The task ::
Images are not part of the copy; write out the rest of the data exactly as given.

Data excerpt ::
◇ ◇ ◇ ◇ ◇ ◇ ◇

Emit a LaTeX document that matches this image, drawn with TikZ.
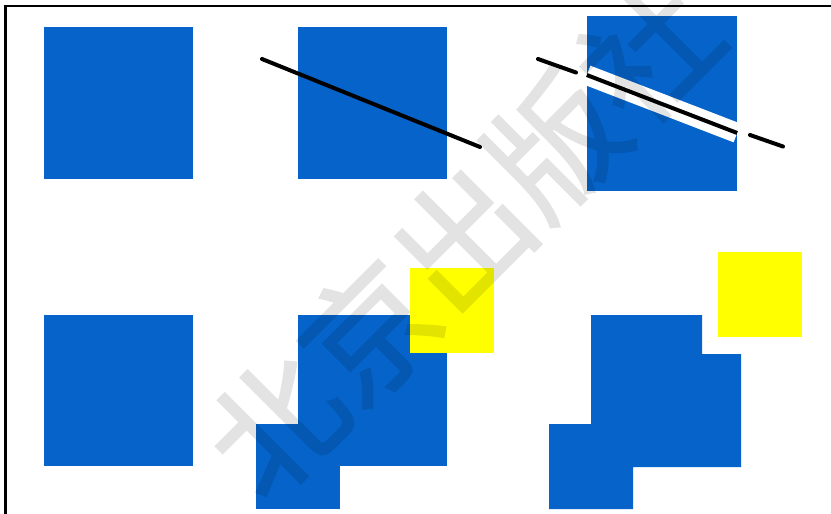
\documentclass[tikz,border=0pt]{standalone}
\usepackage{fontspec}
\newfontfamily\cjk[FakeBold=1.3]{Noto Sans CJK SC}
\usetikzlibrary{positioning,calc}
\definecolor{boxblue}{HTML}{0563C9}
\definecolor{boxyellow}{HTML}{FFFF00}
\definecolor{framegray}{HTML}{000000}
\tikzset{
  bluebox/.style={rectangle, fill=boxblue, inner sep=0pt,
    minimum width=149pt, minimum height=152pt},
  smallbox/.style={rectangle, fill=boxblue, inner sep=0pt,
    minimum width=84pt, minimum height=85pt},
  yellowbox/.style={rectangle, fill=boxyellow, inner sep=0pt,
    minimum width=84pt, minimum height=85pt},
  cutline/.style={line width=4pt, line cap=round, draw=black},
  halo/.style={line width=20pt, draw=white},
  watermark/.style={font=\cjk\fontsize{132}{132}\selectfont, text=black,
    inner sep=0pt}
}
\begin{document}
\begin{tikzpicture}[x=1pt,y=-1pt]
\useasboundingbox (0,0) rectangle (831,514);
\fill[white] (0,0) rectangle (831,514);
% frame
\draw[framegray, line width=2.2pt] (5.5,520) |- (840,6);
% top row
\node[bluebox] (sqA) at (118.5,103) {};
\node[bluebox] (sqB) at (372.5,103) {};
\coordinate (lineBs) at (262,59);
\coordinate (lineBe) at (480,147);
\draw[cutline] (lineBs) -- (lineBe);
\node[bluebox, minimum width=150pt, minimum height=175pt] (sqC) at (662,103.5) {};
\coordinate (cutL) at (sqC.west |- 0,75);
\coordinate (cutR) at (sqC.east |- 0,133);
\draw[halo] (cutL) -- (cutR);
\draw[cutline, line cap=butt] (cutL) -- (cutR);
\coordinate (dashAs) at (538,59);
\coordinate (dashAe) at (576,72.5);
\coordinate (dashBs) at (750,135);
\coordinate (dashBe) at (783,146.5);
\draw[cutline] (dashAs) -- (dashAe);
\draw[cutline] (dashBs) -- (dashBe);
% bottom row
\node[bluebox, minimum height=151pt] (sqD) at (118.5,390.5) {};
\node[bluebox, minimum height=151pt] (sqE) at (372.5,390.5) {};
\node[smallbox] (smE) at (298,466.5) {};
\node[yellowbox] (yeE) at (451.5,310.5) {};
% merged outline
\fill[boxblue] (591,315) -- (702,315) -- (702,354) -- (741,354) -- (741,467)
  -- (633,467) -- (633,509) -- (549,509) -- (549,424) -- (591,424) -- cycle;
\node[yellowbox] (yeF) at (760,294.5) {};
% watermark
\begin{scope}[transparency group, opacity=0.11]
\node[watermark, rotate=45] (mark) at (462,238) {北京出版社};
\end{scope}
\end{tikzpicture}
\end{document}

◇ ◇ ◇ ◇ ◇ ◇ ◇

Task solution ::
Emit a LaTeX document that matches this image, drawn with TikZ.
\documentclass[tikz,border=0pt]{standalone}
\usepackage{fontspec}
\newfontfamily\cjk[FakeBold=1.3]{Noto Sans CJK SC}
\usetikzlibrary{positioning,calc}
\definecolor{boxblue}{HTML}{0563C9}
\definecolor{boxyellow}{HTML}{FFFF00}
\definecolor{framegray}{HTML}{000000}
\tikzset{
  bluebox/.style={rectangle, fill=boxblue, inner sep=0pt,
    minimum width=149pt, minimum height=152pt},
  smallbox/.style={rectangle, fill=boxblue, inner sep=0pt,
    minimum width=84pt, minimum height=85pt},
  yellowbox/.style={rectangle, fill=boxyellow, inner sep=0pt,
    minimum width=84pt, minimum height=85pt},
  cutline/.style={line width=4pt, line cap=round, draw=black},
  halo/.style={line width=20pt, draw=white},
  watermark/.style={font=\cjk\fontsize{132}{132}\selectfont, text=black,
    inner sep=0pt}
}
\begin{document}
\begin{tikzpicture}[x=1pt,y=-1pt]
\useasboundingbox (0,0) rectangle (831,514);
\fill[white] (0,0) rectangle (831,514);
% frame
\draw[framegray, line width=2.2pt] (5.5,520) |- (840,6);
% top row
\node[bluebox] (sqA) at (118.5,103) {};
\node[bluebox] (sqB) at (372.5,103) {};
\coordinate (lineBs) at (262,59);
\coordinate (lineBe) at (480,147);
\draw[cutline] (lineBs) -- (lineBe);
\node[bluebox, minimum width=150pt, minimum height=175pt] (sqC) at (662,103.5) {};
\coordinate (cutL) at (sqC.west |- 0,75);
\coordinate (cutR) at (sqC.east |- 0,133);
\draw[halo] (cutL) -- (cutR);
\draw[cutline, line cap=butt] (cutL) -- (cutR);
\coordinate (dashAs) at (538,59);
\coordinate (dashAe) at (576,72.5);
\coordinate (dashBs) at (750,135);
\coordinate (dashBe) at (783,146.5);
\draw[cutline] (dashAs) -- (dashAe);
\draw[cutline] (dashBs) -- (dashBe);
% bottom row
\node[bluebox, minimum height=151pt] (sqD) at (118.5,390.5) {};
\node[bluebox, minimum height=151pt] (sqE) at (372.5,390.5) {};
\node[smallbox] (smE) at (298,466.5) {};
\node[yellowbox] (yeE) at (451.5,310.5) {};
% merged outline
\fill[boxblue] (591,315) -- (702,315) -- (702,354) -- (741,354) -- (741,467)
  -- (633,467) -- (633,509) -- (549,509) -- (549,424) -- (591,424) -- cycle;
\node[yellowbox] (yeF) at (760,294.5) {};
% watermark
\begin{scope}[transparency group, opacity=0.11]
\node[watermark, rotate=45] (mark) at (462,238) {北京出版社};
\end{scope}
\end{tikzpicture}
\end{document}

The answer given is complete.